Libet et al. asked volunteers to tap their fingers at will, freely choosing the time of each action. EEG revealed an electrical potential occuring “several hundred milliseconds” before people reported a conscious decision to perform each tap.

This “Readiness Potential” or Bereitschaftspotential threatened to debunk the very existence of human volition. Libet’s results suggested that decisions were made, unconsciously, by the brain, and only later made it into consciousness, once the decision signal had become strong enough.

Now, an excellent article by Bahar Gholipour in the Atlantic looks at how more recent work has effectively debunked the radical interpretation of the Libet experiment. But has it de-debunked free will?

As Gholipour explains, Libet and other neuroscientists assumed that the readiness potential was an electrical marker for the decision to act. This was a natural interpretation, but not the only possible one.

Nearly 10 years ago, neuroscientist Aaron Schurger and colleagues suggested an alternative hypothesis: that the readiness potential was not a marker of the decision, but rather a contributor to it:

To decide when to tap their fingers, the participants [in Libet’s experiment] simply acted whenever the moment struck them. Those spontaneous moments, Schurger reasoned, must have coincided with the haphazard ebb and flow of the participants’ brain activity. They would have been more likely to tap their fingers when their motor system happened to be closer to a threshold for movement initiation.

This would not imply, as Libet had thought, that people’s brains “decide” to move their fingers before they know it. Hardly. Rather, it would mean that the noisy activity in people’s brains sometimes happens to tip the scale if there’s nothing else to base a choice on, saving us from endless indecision when faced with an arbitrary task. The Bereitschaftspotential would be the rising part of the brain fluctuations that tend to coincide with the decisions. This is a highly specific situation, not a general case for all, or even many, choices.

Schurger et al. published evidence in favor of this interpretation in a 2012 paper. A year later, I blogged about a rather similar study that also produced results consistent with Schurger’s hypothesis, although I missed the fact that Schurger et al. had done it first.

Gholipour notes that Schurger et al.’s work convinced the field. Few neuroscientists now adhere to the original conclusions of the Libet study. She says that “The few people I found still holding the traditional view confessed that they had not read Schurger’s 2012 paper.”

However – does this mean free will is off the hook? I don’t think so. The new view of the Libet experiment seems to have taken free will out of the frying pan, but left it dangerously close to the fire.

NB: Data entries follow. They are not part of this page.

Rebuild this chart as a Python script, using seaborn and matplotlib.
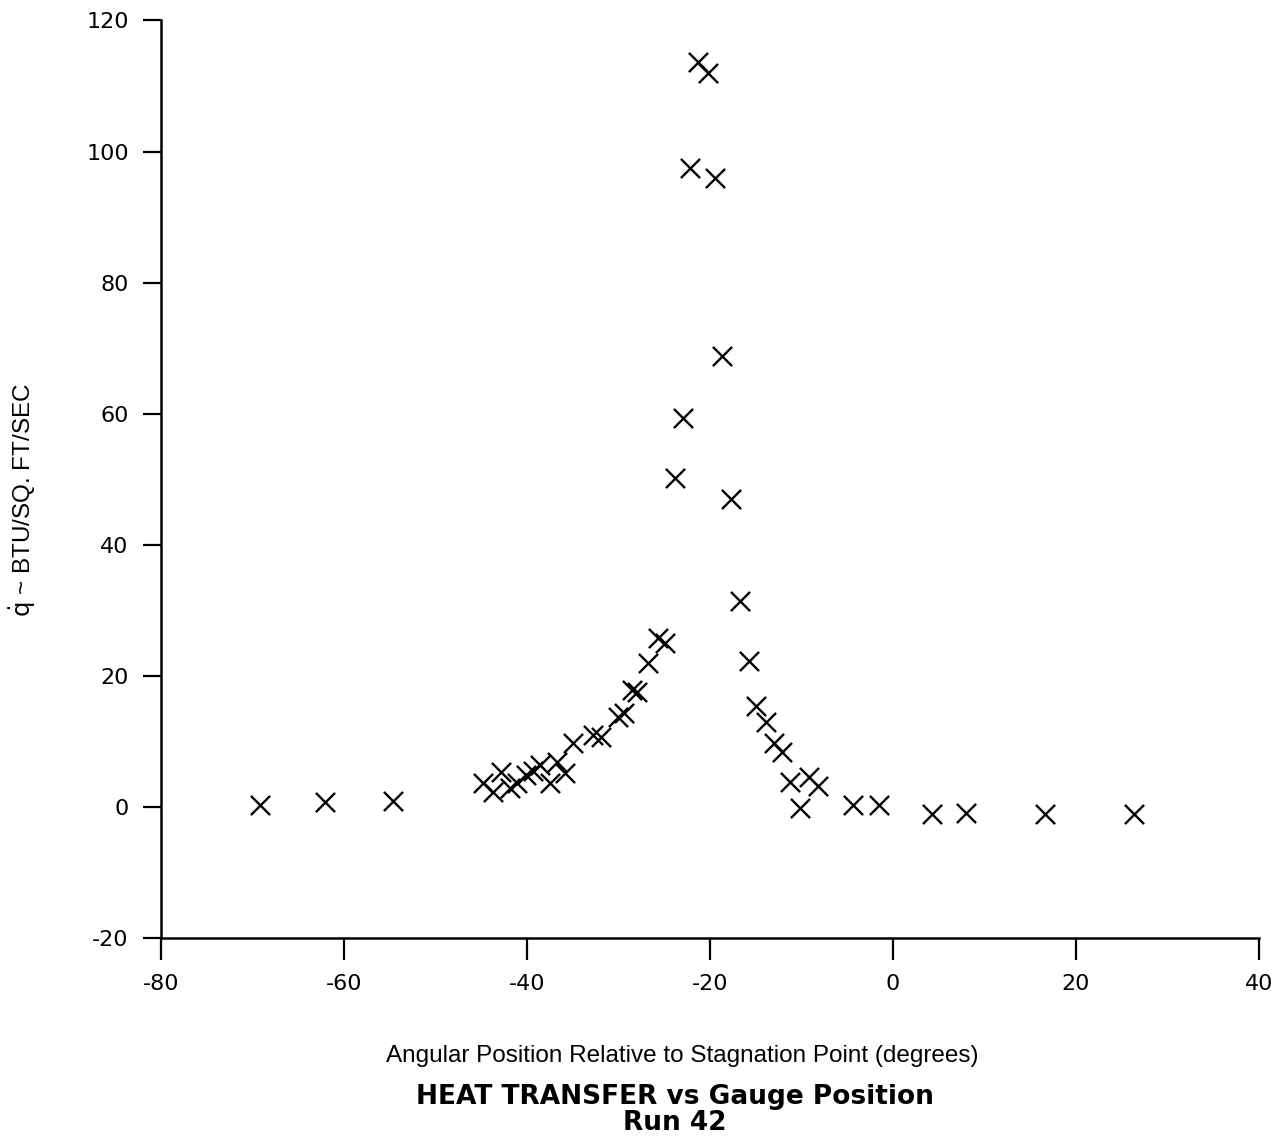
import matplotlib
matplotlib.use("Agg")
import matplotlib.pyplot as plt
import seaborn as sns
import pandas as pd

# Gauge angular position (degrees from stagnation point) and measured heat flux
angle_deg = [
    -69.15, -62.05, -54.6,
    -44.8, -43.7, -42.8, -41.8, -41.07, -40.1, -39.3, -38.55, -37.5, -36.7,
    -35.8, -34.9, -32.75, -31.9, -30.05, -29.4, -28.5, -27.9, -26.75, -25.7,
    -24.9, -23.8, -22.9, -22.15, -21.3, -20.2, -19.4, -18.65, -17.7, -16.7,
    -15.75, -14.9, -13.8, -13.0, -12.05, -11.2, -10.1, -9.1, -8.2, -4.4,
    -1.5, 4.3, 8.0, 16.6, 26.35,
]
heat_flux = [
    0.26, 0.7, 0.9,
    3.6, 2.2, 5.3, 2.9, 3.6, 4.8, 5.45, 6.4, 3.6, 6.8,
    5.1, 9.7, 10.95, 10.6, 13.7, 14.3, 17.8, 17.5, 21.95, 25.7,
    25.0, 50.1, 59.3, 97.5, 113.7, 112.0, 96.0, 68.8, 47.0, 31.4,
    22.3, 15.3, 12.9, 9.7, 8.35, 3.75, -0.2, 4.55, 3.2, 0.26,
    0.26, -1.1, -0.96, -1.1, -1.1,
]

x_ticks = [-80, -60, -40, -20, 0, 20, 40]
y_ticks = [-20, 0, 20, 40, 60, 80, 100, 120]

df = pd.DataFrame({"angle": angle_deg, "q": heat_flux})

sns.set_style("ticks")
plt.rcParams["font.family"] = ["Liberation Sans", "DejaVu Sans"]
plt.rcParams["text.color"] = "black"
plt.rcParams["axes.labelcolor"] = "black"

fig = plt.figure(figsize=(12.78, 11.38), dpi=100)
ax = fig.add_axes([0.1257, 0.176, 0.8593, 0.806])

sns.scatterplot(data=df, x="angle", y="q", marker="x", s=190,
                color="black", linewidth=1.7, ax=ax, clip_on=False, zorder=3)

ax.set_xlim(-80, 40)
ax.set_ylim(-20, 120)
ax.set_xticks(x_ticks)
ax.set_yticks(y_ticks)
ax.set_xticklabels([str(t) for t in x_ticks], fontsize=16, family="DejaVu Sans")
ax.set_yticklabels([str(t) for t in y_ticks], fontsize=16, family="DejaVu Sans")

ax.tick_params(axis="x", direction="out", length=16, width=1.6, pad=10,
               colors="black", labelcolor="black")
ax.tick_params(axis="y", direction="out", length=13, width=1.6, pad=10,
               colors="black", labelcolor="black")

sns.despine(ax=ax)
for side in ("left", "bottom"):
    ax.spines[side].set_linewidth(1.8)
    ax.spines[side].set_color("black")

ax.set_xlabel("Angular Position Relative to Stagnation Point (degrees)",
              fontsize=17.5)
ax.xaxis.set_label_coords(0.4746, -0.117)
ax.set_ylabel(r"$\dot{\mathrm{q}}$ ~ BTU/SQ. FT/SEC", fontsize=17.5)
ax.yaxis.set_label_coords(-0.112, 0.477)

fig.text(0.528, 0.036, "HEAT TRANSFER vs Gauge Position", ha="center", va="center",
         fontsize=19, fontweight="bold", family="DejaVu Sans")
fig.text(0.528, 0.0136, "Run 42", ha="center", va="center",
         fontsize=19, fontweight="bold", family="DejaVu Sans")

fig.savefig("out.png", dpi=100, facecolor="white")
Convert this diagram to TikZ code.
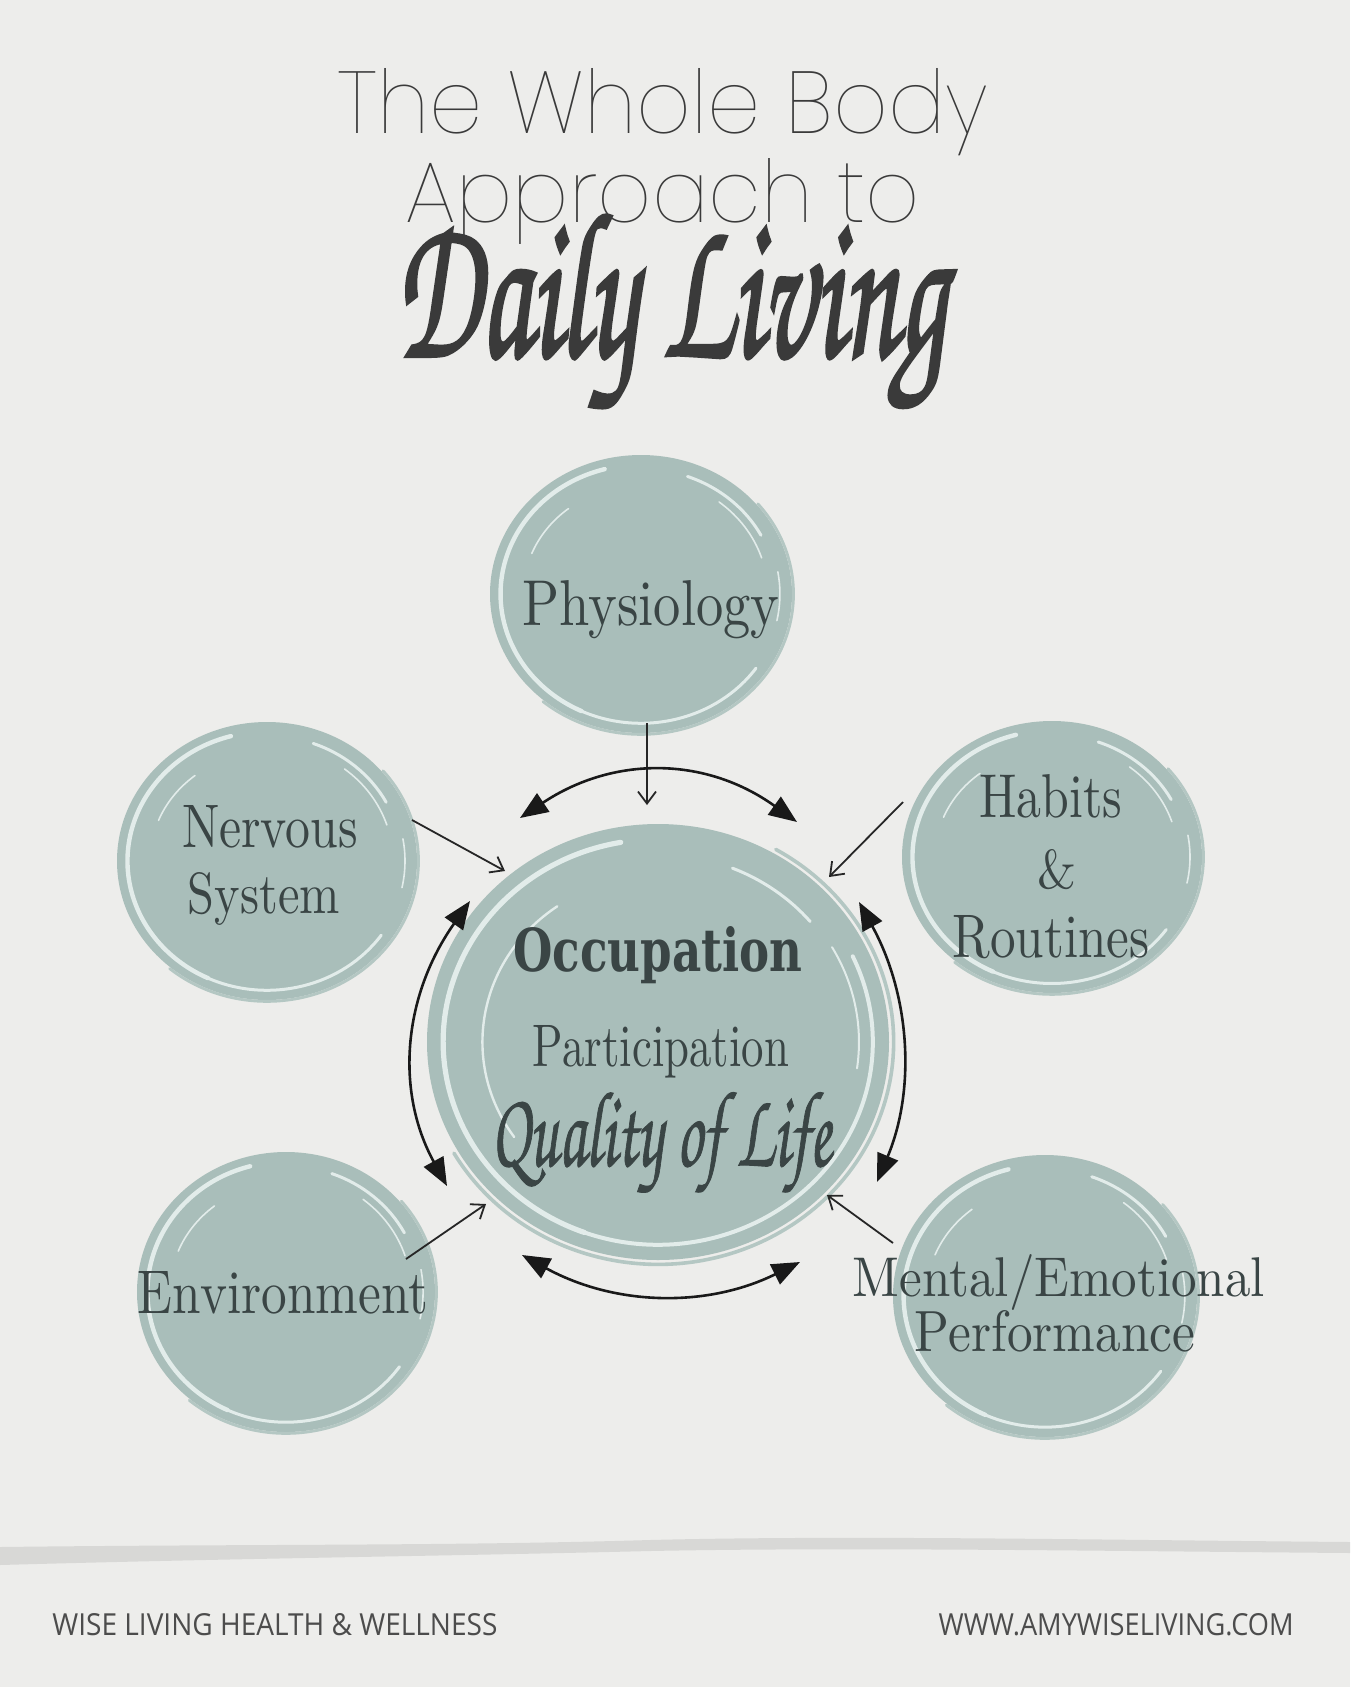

Schurger’s hypothesis is that (at least some of) our decisions are influenced by random neural ‘noise’ of which we are unaware. In its own way, that seems quite problematic for the standard view of free will.

It is true, as Schurger points out, that the ‘decisions’ in the Libet finger-tapping task are arbitrary and inconsequential. Our more important decisions are probably not much influenced by random neural signals. But then, is a decision based on a non-random neural signal (based on sensory input, say) necessarily freer than a random one?